* _RECORDS SUPPLIED_
____
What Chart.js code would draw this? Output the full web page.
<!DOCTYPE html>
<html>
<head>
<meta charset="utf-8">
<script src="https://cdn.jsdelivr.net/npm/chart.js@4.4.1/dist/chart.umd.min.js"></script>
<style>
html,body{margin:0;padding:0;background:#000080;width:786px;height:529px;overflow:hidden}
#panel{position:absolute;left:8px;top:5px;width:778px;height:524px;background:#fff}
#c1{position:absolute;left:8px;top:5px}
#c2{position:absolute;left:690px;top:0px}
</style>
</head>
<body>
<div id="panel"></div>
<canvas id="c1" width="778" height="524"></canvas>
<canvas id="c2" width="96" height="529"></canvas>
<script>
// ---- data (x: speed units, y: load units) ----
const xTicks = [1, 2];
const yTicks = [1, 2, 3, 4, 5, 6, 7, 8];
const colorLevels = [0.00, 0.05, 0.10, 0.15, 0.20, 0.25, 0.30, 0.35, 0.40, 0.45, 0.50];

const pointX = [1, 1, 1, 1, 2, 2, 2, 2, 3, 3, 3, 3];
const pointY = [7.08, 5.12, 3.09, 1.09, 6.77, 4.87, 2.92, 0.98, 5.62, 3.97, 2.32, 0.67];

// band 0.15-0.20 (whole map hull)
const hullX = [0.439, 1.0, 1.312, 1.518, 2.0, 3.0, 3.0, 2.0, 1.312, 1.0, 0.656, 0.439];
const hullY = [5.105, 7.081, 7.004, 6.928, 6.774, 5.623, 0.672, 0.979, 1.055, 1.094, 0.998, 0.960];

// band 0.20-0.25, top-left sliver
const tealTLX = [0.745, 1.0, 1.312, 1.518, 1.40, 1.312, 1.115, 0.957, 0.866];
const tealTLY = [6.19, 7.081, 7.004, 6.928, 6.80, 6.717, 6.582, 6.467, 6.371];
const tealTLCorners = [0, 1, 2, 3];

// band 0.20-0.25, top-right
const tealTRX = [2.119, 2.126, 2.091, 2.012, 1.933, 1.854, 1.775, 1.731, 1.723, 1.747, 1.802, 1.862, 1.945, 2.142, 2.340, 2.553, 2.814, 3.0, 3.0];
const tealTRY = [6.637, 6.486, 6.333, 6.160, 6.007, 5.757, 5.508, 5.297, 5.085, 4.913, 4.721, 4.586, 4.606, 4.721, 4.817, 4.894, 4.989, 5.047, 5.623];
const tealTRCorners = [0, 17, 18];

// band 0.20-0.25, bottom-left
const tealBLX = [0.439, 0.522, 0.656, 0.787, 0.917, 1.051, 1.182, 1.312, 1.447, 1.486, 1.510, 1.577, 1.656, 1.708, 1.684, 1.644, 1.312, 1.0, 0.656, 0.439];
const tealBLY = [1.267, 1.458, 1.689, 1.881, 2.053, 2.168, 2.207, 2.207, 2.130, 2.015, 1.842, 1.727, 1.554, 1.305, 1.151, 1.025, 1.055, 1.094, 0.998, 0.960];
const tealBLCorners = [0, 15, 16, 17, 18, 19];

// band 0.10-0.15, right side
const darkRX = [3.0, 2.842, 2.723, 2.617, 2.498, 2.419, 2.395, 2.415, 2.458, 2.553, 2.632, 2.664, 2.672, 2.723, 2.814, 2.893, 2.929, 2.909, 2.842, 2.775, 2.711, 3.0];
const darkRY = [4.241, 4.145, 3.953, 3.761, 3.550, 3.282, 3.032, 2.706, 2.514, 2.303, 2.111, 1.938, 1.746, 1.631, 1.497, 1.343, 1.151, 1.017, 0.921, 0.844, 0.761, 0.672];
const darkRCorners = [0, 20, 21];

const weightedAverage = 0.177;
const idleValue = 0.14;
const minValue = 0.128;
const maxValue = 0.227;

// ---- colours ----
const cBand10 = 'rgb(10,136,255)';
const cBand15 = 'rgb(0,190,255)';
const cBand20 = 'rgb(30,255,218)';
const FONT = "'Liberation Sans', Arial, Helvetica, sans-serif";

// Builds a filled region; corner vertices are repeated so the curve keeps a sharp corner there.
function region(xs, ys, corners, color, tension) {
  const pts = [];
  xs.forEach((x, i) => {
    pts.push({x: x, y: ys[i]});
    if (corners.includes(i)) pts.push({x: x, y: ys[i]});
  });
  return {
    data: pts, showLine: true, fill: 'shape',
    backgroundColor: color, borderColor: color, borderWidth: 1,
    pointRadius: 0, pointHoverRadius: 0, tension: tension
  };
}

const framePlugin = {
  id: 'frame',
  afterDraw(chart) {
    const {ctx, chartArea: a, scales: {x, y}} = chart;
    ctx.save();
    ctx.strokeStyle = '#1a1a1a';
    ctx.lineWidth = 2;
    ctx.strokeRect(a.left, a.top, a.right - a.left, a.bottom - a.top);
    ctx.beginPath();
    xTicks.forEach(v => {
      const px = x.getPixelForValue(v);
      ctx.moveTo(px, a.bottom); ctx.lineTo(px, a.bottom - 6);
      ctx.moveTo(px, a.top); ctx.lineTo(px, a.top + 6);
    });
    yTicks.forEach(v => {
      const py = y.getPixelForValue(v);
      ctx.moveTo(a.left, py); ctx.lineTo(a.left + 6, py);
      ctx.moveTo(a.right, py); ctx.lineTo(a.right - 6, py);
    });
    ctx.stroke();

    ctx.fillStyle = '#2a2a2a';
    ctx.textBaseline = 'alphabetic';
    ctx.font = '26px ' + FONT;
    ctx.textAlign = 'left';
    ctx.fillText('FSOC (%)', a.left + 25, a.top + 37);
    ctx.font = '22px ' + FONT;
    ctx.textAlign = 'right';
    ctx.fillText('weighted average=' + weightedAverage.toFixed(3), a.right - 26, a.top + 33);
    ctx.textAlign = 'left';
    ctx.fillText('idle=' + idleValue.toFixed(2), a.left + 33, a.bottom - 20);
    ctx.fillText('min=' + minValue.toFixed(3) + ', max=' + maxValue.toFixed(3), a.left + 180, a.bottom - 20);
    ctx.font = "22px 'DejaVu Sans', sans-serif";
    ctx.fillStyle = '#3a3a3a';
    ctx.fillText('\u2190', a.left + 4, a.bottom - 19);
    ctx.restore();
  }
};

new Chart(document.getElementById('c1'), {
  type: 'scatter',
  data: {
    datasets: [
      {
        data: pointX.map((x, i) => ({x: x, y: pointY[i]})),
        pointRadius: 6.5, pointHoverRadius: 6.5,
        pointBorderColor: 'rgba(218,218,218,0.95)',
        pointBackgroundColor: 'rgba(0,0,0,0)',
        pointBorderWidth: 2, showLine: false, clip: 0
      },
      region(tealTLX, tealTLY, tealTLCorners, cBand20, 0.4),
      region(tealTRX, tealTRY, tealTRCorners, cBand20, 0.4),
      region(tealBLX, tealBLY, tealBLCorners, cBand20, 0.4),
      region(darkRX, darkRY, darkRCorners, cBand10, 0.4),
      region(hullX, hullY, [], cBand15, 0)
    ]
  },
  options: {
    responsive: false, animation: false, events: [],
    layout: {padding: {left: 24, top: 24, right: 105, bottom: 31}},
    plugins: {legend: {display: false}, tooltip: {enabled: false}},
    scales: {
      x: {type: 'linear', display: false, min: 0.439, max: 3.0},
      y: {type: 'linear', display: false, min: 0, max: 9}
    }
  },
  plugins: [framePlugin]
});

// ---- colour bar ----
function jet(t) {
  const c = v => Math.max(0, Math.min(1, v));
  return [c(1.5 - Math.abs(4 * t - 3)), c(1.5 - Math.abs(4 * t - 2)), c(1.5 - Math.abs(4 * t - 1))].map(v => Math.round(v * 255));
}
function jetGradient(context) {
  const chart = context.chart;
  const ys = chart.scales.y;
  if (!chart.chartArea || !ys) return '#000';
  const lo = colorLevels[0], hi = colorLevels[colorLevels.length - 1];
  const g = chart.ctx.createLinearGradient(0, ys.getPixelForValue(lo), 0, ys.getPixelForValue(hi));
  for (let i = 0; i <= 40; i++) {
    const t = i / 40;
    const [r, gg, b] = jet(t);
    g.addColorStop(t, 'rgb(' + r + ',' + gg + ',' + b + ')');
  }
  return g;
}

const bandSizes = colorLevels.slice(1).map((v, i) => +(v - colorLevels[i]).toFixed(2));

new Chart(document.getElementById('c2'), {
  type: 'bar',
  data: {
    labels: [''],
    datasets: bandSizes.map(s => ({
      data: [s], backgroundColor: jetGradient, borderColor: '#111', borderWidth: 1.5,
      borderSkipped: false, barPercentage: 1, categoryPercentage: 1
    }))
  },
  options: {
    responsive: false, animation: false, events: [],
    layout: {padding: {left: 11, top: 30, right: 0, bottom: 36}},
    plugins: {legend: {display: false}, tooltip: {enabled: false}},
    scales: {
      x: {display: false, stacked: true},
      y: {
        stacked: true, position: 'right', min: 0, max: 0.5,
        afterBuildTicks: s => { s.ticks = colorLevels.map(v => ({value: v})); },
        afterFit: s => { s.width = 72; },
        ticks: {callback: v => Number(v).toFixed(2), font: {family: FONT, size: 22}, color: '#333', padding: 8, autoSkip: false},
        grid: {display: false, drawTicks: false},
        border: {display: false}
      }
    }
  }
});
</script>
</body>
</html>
____
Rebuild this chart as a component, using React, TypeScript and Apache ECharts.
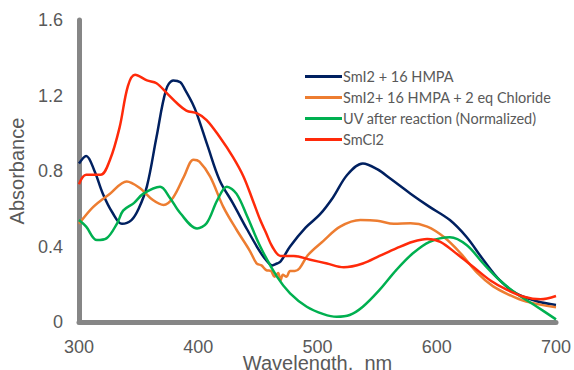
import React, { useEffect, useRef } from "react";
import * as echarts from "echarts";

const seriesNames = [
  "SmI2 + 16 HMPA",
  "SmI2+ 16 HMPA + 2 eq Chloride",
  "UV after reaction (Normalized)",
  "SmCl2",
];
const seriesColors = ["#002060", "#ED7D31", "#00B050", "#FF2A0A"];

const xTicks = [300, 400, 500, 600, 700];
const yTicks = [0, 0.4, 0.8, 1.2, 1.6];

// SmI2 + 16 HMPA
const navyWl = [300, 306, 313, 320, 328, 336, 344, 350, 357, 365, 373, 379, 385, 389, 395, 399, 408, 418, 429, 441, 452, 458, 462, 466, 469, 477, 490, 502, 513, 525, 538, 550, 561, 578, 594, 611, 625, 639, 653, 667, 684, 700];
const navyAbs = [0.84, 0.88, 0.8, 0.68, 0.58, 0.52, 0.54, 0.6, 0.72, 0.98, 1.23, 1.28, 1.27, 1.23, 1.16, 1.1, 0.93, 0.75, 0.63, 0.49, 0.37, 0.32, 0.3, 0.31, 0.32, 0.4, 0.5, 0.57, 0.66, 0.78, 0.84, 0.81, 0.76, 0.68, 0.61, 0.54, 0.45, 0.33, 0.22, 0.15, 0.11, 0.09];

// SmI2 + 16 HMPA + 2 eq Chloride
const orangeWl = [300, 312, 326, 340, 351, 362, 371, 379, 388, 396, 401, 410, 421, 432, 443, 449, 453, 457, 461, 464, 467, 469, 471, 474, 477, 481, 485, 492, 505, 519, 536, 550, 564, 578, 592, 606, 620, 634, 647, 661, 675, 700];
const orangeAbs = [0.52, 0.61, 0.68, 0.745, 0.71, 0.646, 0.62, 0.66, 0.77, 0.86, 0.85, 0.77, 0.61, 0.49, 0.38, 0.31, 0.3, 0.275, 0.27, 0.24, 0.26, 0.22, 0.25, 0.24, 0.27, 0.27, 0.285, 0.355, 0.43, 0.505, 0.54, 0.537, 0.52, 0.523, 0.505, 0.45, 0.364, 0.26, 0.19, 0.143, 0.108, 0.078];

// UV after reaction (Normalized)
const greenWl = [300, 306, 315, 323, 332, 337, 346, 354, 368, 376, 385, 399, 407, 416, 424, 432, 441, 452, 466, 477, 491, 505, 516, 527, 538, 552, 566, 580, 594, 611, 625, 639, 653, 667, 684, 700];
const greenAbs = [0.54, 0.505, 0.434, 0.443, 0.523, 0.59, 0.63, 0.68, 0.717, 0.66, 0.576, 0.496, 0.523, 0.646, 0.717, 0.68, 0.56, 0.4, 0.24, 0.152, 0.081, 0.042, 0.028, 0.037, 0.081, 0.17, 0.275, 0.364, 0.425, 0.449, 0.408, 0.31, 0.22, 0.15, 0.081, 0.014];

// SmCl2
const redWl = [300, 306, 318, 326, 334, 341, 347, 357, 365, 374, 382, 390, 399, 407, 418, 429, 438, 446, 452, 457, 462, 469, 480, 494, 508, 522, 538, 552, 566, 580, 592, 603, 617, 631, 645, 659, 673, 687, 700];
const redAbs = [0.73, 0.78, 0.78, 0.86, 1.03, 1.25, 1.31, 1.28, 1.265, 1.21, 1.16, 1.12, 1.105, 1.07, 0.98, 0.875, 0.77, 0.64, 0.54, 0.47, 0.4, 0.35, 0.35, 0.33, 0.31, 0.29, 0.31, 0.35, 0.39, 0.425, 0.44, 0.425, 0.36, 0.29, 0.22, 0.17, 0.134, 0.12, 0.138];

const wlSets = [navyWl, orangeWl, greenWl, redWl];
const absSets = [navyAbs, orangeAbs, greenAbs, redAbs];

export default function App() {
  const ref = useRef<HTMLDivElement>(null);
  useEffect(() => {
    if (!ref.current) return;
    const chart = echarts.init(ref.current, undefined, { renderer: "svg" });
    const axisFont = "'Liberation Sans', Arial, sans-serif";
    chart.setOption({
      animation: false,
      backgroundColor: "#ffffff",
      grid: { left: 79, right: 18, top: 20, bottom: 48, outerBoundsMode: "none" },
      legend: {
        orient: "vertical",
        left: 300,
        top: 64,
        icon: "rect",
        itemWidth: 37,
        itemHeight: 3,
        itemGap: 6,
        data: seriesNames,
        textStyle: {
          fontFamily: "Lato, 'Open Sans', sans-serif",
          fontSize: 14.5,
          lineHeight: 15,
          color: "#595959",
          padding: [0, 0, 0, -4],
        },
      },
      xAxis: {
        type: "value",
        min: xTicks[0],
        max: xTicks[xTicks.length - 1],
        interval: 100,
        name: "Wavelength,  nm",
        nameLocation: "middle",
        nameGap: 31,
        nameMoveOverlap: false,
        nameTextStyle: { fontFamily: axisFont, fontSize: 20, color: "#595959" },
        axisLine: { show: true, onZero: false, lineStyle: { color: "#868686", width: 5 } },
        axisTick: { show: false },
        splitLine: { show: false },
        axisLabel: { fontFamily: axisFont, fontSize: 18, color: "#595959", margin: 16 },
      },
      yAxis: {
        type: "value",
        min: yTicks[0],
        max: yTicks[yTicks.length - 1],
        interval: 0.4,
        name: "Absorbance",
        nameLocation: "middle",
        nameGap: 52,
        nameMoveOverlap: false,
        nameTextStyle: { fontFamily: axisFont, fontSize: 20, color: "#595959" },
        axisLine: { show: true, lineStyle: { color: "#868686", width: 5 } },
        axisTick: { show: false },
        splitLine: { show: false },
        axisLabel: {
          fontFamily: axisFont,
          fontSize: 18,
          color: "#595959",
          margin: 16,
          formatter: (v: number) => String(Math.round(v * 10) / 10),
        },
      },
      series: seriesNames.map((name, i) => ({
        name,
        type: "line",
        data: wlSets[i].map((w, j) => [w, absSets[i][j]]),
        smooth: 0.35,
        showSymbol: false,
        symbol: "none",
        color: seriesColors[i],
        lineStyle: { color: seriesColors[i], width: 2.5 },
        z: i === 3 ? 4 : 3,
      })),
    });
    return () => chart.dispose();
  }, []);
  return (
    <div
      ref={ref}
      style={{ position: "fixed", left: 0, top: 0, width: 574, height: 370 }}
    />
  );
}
____
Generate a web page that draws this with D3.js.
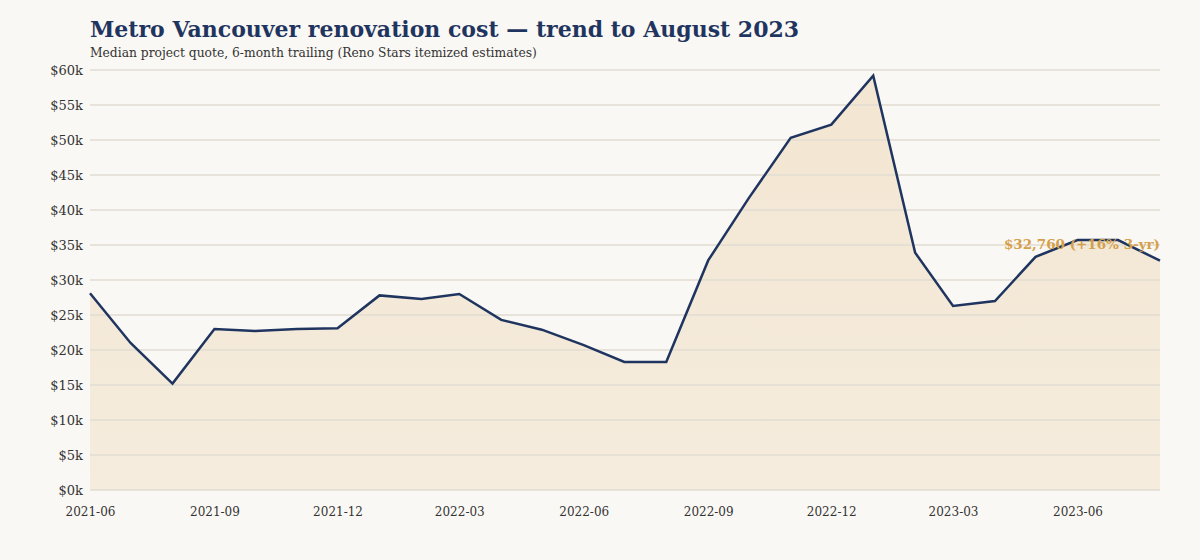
____
* _WHAT IS ASKED_
Skip the pictures. Set down only the lines from the one containing "Rebuild this chart" through the one containing "0.15, 0.11, 0.09];", exactly as they appear, ends included.

* _CORRECT OUTPUT_
Rebuild this chart as a component, using React, TypeScript and Apache ECharts.
import React, { useEffect, useRef } from "react";
import * as echarts from "echarts";

const seriesNames = [
  "SmI2 + 16 HMPA",
  "SmI2+ 16 HMPA + 2 eq Chloride",
  "UV after reaction (Normalized)",
  "SmCl2",
];
const seriesColors = ["#002060", "#ED7D31", "#00B050", "#FF2A0A"];

const xTicks = [300, 400, 500, 600, 700];
const yTicks = [0, 0.4, 0.8, 1.2, 1.6];

// SmI2 + 16 HMPA
const navyWl = [300, 306, 313, 320, 328, 336, 344, 350, 357, 365, 373, 379, 385, 389, 395, 399, 408, 418, 429, 441, 452, 458, 462, 466, 469, 477, 490, 502, 513, 525, 538, 550, 561, 578, 594, 611, 625, 639, 653, 667, 684, 700];
const navyAbs = [0.84, 0.88, 0.8, 0.68, 0.58, 0.52, 0.54, 0.6, 0.72, 0.98, 1.23, 1.28, 1.27, 1.23, 1.16, 1.1, 0.93, 0.75, 0.63, 0.49, 0.37, 0.32, 0.3, 0.31, 0.32, 0.4, 0.5, 0.57, 0.66, 0.78, 0.84, 0.81, 0.76, 0.68, 0.61, 0.54, 0.45, 0.33, 0.22, 0.15, 0.11, 0.09];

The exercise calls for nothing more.